**Goal of the exercise**
Only the lines from the one containing "Emit a web page" down to the one containing "const yMinorTicks = [500, 1500, 2500, 3500];" should be printed, exactly as they stand, ends included.
-- Begin Listing --
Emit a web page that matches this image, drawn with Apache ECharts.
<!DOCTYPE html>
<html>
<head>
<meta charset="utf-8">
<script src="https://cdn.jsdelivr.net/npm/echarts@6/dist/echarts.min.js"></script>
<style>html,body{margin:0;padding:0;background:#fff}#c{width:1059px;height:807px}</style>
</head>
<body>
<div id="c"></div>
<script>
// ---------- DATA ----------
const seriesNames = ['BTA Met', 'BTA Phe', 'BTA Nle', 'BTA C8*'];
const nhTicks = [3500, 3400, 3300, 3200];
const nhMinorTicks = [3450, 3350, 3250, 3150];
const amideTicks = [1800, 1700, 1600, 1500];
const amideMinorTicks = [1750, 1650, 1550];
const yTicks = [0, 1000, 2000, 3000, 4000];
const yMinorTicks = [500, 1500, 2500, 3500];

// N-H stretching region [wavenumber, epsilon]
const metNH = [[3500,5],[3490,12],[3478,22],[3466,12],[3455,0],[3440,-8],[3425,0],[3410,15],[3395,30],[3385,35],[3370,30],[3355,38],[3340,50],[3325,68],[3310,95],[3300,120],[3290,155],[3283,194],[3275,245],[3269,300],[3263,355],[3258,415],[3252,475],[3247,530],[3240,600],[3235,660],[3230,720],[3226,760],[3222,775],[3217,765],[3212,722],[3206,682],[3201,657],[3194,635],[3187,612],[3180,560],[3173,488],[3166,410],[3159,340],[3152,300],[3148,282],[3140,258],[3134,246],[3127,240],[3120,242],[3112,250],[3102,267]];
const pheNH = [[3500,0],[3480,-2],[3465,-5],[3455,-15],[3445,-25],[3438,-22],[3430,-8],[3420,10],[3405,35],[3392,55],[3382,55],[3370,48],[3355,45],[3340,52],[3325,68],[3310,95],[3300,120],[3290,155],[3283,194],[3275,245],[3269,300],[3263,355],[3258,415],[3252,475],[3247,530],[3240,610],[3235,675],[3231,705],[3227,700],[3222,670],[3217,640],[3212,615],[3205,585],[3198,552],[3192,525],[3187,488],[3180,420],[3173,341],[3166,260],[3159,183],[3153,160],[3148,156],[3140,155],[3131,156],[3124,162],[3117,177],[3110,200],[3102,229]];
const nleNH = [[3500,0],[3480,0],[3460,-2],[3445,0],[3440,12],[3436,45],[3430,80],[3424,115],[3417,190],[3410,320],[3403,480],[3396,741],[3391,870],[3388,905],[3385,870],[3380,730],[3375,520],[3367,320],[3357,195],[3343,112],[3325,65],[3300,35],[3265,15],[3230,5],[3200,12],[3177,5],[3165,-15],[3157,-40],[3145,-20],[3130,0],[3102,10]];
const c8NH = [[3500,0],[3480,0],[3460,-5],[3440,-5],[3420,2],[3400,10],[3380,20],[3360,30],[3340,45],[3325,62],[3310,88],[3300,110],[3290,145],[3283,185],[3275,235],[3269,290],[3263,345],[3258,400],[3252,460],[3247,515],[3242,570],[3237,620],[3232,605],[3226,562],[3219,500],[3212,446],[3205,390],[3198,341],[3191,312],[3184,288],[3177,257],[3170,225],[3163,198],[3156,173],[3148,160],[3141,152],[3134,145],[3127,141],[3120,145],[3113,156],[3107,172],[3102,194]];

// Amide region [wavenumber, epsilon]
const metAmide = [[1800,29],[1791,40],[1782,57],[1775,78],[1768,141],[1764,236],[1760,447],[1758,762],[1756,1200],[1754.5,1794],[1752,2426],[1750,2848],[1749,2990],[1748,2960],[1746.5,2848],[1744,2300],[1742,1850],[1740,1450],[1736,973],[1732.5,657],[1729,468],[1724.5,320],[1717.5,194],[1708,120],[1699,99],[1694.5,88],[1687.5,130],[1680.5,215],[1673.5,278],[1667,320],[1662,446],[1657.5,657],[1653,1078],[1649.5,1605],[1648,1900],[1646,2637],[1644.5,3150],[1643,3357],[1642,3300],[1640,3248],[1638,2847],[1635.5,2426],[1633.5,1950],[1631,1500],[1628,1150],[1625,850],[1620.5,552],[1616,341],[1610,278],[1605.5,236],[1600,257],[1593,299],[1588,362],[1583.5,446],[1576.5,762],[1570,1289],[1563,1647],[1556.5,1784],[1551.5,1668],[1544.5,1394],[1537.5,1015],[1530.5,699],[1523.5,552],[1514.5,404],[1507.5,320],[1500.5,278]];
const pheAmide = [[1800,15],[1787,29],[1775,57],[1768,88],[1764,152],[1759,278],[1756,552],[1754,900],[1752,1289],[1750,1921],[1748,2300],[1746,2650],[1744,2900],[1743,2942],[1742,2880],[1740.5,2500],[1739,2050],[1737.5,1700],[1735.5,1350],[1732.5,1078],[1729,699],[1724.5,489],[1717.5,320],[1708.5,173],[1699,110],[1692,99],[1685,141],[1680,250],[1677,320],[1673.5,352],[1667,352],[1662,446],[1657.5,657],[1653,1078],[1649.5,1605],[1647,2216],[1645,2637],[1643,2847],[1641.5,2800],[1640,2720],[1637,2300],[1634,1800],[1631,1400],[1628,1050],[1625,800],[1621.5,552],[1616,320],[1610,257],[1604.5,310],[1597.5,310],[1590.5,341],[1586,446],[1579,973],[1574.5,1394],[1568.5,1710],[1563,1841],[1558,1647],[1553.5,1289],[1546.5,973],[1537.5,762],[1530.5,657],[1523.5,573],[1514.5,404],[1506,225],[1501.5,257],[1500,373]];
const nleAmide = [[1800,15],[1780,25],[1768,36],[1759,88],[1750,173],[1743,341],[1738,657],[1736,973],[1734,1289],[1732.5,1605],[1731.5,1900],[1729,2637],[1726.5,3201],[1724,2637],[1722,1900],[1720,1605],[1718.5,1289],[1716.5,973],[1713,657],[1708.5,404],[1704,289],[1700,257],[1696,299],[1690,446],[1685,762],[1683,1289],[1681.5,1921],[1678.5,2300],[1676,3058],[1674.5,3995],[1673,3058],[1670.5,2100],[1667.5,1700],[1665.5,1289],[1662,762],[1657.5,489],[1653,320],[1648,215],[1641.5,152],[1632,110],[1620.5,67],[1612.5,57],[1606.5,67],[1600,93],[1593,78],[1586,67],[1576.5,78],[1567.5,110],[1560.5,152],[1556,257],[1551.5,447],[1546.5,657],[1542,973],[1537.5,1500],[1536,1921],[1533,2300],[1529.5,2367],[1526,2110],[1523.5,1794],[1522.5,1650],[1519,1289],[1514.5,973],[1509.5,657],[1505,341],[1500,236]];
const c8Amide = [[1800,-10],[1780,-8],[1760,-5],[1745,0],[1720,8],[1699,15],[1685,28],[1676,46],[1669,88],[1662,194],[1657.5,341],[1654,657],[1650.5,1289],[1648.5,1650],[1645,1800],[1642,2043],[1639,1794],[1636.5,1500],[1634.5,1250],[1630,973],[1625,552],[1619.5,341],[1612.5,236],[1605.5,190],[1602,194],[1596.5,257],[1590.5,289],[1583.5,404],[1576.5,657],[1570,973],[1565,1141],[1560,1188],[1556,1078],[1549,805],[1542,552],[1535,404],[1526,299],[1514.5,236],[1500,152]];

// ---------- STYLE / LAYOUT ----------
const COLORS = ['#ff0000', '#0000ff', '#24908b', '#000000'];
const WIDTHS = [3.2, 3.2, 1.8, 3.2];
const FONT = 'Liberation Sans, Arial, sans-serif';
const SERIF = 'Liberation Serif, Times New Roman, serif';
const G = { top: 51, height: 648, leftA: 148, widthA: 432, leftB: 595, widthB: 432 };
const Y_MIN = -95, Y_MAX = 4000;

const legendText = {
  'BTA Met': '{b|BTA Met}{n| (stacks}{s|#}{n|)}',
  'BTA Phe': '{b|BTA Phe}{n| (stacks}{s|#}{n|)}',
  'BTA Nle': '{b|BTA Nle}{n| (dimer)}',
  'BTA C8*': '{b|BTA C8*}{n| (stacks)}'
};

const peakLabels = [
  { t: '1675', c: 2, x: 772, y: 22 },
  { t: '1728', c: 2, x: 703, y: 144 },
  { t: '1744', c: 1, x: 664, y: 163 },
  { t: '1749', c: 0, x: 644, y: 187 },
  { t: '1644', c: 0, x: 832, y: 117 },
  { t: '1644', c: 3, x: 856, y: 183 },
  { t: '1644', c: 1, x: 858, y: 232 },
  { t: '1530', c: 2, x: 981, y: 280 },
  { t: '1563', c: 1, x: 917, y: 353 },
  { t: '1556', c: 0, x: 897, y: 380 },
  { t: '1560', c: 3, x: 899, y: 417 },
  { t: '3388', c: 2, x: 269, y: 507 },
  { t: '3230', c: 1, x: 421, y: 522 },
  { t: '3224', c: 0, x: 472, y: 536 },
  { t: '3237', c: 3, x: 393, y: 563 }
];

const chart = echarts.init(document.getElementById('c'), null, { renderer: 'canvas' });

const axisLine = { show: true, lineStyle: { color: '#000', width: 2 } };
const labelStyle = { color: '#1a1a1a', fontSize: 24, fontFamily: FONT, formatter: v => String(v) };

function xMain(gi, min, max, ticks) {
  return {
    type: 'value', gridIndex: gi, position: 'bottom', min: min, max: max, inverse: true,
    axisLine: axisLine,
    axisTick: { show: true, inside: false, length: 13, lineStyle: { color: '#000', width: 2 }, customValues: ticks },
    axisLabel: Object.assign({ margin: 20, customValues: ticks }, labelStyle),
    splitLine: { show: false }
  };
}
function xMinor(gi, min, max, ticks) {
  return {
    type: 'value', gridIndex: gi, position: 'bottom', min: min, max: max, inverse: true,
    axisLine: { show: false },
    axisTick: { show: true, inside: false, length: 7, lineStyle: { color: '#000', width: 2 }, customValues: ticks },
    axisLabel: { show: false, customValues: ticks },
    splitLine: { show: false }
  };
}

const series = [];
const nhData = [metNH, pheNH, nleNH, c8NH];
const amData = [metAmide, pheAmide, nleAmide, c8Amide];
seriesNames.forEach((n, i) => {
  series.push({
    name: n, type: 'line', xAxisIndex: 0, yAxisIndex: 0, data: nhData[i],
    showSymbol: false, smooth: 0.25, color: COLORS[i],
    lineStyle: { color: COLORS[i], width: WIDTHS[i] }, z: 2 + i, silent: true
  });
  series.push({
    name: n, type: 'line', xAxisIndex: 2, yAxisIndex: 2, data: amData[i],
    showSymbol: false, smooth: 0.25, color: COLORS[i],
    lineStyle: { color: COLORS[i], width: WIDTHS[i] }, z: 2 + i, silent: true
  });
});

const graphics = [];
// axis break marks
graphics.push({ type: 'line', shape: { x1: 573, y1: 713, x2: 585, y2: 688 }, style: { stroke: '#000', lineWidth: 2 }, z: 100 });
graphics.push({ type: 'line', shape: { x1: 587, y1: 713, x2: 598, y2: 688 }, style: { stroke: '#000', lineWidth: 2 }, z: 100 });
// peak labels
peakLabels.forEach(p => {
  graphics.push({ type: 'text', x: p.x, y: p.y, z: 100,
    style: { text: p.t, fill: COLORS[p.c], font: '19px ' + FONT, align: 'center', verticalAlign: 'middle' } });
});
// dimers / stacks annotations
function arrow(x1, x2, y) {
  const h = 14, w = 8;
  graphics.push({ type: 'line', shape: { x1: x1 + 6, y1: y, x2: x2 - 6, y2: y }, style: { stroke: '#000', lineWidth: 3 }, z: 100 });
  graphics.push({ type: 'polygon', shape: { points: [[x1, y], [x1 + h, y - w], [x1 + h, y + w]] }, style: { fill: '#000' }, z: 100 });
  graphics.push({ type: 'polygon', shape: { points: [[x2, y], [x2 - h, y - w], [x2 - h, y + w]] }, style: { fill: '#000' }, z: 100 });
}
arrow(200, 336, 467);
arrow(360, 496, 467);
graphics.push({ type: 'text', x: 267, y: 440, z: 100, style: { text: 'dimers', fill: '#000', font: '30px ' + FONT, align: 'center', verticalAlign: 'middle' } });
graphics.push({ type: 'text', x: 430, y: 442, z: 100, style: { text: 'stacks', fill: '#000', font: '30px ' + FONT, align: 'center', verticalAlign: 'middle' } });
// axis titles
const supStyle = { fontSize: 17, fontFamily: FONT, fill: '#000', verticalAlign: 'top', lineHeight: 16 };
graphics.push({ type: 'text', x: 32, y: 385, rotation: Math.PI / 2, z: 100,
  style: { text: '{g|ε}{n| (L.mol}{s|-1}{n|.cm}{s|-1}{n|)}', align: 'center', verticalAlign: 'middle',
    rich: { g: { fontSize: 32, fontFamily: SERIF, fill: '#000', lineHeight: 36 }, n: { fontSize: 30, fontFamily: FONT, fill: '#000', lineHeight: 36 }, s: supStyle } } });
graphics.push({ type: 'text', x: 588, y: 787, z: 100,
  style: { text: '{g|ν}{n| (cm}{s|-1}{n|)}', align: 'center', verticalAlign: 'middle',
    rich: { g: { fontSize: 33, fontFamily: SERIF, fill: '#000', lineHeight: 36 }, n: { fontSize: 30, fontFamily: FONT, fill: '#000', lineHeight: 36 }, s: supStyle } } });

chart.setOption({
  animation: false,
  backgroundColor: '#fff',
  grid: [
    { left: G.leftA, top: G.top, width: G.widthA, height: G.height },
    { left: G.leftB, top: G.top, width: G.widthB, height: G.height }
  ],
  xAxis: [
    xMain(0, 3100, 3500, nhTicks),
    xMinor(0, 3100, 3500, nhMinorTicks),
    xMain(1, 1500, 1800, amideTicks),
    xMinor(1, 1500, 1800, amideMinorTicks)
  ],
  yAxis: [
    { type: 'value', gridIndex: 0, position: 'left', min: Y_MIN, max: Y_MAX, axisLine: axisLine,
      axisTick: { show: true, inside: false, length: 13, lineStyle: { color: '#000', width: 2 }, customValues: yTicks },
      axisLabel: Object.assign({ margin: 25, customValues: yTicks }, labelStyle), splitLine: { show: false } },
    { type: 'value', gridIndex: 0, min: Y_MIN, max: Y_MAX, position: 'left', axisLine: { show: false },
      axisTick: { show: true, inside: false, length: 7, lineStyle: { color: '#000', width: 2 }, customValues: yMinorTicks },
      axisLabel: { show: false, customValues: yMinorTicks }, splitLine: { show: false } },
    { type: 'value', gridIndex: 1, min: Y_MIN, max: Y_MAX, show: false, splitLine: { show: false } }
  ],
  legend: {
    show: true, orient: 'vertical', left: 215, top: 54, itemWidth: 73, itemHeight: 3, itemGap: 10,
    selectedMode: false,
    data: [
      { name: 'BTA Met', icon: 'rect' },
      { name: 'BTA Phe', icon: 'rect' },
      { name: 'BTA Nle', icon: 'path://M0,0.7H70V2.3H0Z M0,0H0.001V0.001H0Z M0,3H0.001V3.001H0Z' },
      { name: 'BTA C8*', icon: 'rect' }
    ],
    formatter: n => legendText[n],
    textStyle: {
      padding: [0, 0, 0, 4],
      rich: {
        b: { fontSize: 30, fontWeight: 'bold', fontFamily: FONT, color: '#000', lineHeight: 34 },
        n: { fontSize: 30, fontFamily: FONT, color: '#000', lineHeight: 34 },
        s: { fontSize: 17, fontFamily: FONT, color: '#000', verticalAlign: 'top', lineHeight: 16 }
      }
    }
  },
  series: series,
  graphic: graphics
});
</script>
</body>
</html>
-- End Listing --
-- Begin Listing --
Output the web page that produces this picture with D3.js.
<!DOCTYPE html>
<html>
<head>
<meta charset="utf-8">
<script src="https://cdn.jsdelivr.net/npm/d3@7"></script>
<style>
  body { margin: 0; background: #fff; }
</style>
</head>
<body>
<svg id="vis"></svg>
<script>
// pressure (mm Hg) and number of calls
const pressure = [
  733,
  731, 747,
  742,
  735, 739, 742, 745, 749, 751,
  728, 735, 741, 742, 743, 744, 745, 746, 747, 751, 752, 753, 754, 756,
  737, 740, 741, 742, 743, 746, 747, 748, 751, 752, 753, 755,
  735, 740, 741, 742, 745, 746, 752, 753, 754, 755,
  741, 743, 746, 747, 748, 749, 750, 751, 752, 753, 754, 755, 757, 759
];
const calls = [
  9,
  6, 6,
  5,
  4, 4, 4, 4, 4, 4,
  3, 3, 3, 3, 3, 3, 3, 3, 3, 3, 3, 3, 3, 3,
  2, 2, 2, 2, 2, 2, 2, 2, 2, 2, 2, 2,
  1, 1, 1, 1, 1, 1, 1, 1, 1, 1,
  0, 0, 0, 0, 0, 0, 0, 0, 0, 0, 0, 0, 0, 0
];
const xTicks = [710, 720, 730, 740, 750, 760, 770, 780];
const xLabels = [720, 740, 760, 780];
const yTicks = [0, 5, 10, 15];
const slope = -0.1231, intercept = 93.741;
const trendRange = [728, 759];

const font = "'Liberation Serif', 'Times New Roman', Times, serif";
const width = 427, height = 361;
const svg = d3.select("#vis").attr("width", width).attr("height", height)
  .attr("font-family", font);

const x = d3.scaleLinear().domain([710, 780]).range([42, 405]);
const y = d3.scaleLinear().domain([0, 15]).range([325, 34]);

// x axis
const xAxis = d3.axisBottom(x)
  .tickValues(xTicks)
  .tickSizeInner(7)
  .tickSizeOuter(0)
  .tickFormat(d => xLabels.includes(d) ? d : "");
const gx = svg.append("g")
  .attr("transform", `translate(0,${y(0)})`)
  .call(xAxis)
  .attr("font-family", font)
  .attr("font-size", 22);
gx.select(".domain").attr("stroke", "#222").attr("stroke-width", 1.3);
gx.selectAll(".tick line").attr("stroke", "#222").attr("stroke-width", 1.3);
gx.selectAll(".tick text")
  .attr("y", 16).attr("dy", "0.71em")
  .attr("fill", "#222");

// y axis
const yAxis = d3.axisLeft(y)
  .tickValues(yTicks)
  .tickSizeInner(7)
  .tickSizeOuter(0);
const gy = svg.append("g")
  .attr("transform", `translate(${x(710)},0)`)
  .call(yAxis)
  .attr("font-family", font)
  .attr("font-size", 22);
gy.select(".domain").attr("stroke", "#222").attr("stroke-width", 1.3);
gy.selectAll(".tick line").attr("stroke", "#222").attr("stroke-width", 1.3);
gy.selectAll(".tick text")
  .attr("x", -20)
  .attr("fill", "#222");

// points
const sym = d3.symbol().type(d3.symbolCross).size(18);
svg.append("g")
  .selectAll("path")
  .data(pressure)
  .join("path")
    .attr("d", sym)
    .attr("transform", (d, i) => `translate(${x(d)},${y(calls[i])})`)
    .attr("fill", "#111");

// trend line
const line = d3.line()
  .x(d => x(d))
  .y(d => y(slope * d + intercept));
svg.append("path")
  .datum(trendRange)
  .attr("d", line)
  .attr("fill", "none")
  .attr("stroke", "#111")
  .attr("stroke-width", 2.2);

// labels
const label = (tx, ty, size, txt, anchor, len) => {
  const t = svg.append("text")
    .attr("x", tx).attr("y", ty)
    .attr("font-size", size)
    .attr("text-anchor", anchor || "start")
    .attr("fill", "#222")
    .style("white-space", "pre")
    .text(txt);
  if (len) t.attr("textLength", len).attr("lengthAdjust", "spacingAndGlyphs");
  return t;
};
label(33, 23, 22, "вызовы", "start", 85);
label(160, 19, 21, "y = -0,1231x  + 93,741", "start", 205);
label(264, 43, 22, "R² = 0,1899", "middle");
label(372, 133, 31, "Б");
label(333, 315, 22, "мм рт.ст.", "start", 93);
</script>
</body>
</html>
-- End Listing --
-- Begin Listing --
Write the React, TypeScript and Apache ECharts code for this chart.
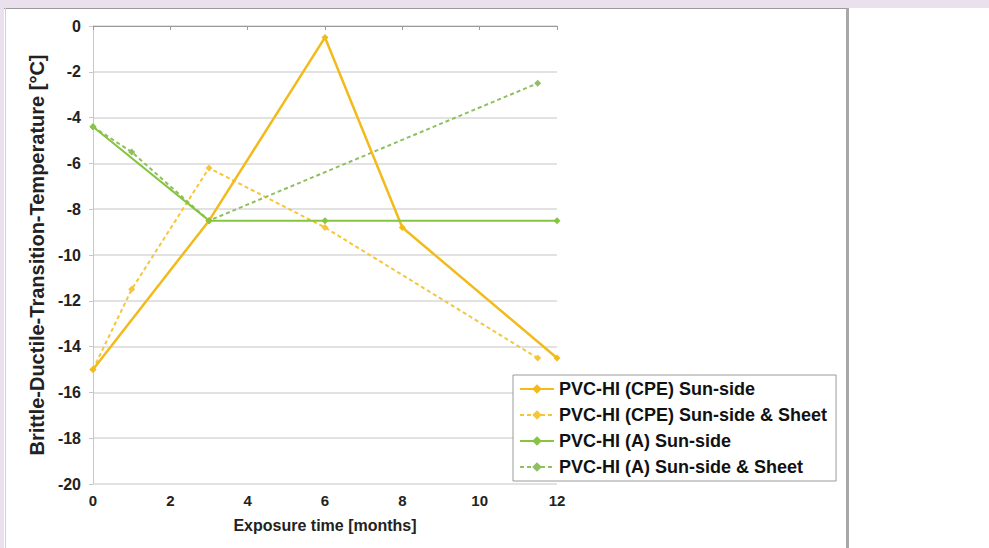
-- End Listing --
**Answer below**
Emit a web page that matches this image, drawn with Apache ECharts.
<!DOCTYPE html>
<html>
<head>
<meta charset="utf-8">
<script src="https://cdn.jsdelivr.net/npm/echarts@6/dist/echarts.min.js"></script>
<style>html,body{margin:0;padding:0;background:#fff}#c{width:1059px;height:807px}</style>
</head>
<body>
<div id="c"></div>
<script>
// ---------- DATA ----------
const seriesNames = ['BTA Met', 'BTA Phe', 'BTA Nle', 'BTA C8*'];
const nhTicks = [3500, 3400, 3300, 3200];
const nhMinorTicks = [3450, 3350, 3250, 3150];
const amideTicks = [1800, 1700, 1600, 1500];
const amideMinorTicks = [1750, 1650, 1550];
const yTicks = [0, 1000, 2000, 3000, 4000];
const yMinorTicks = [500, 1500, 2500, 3500];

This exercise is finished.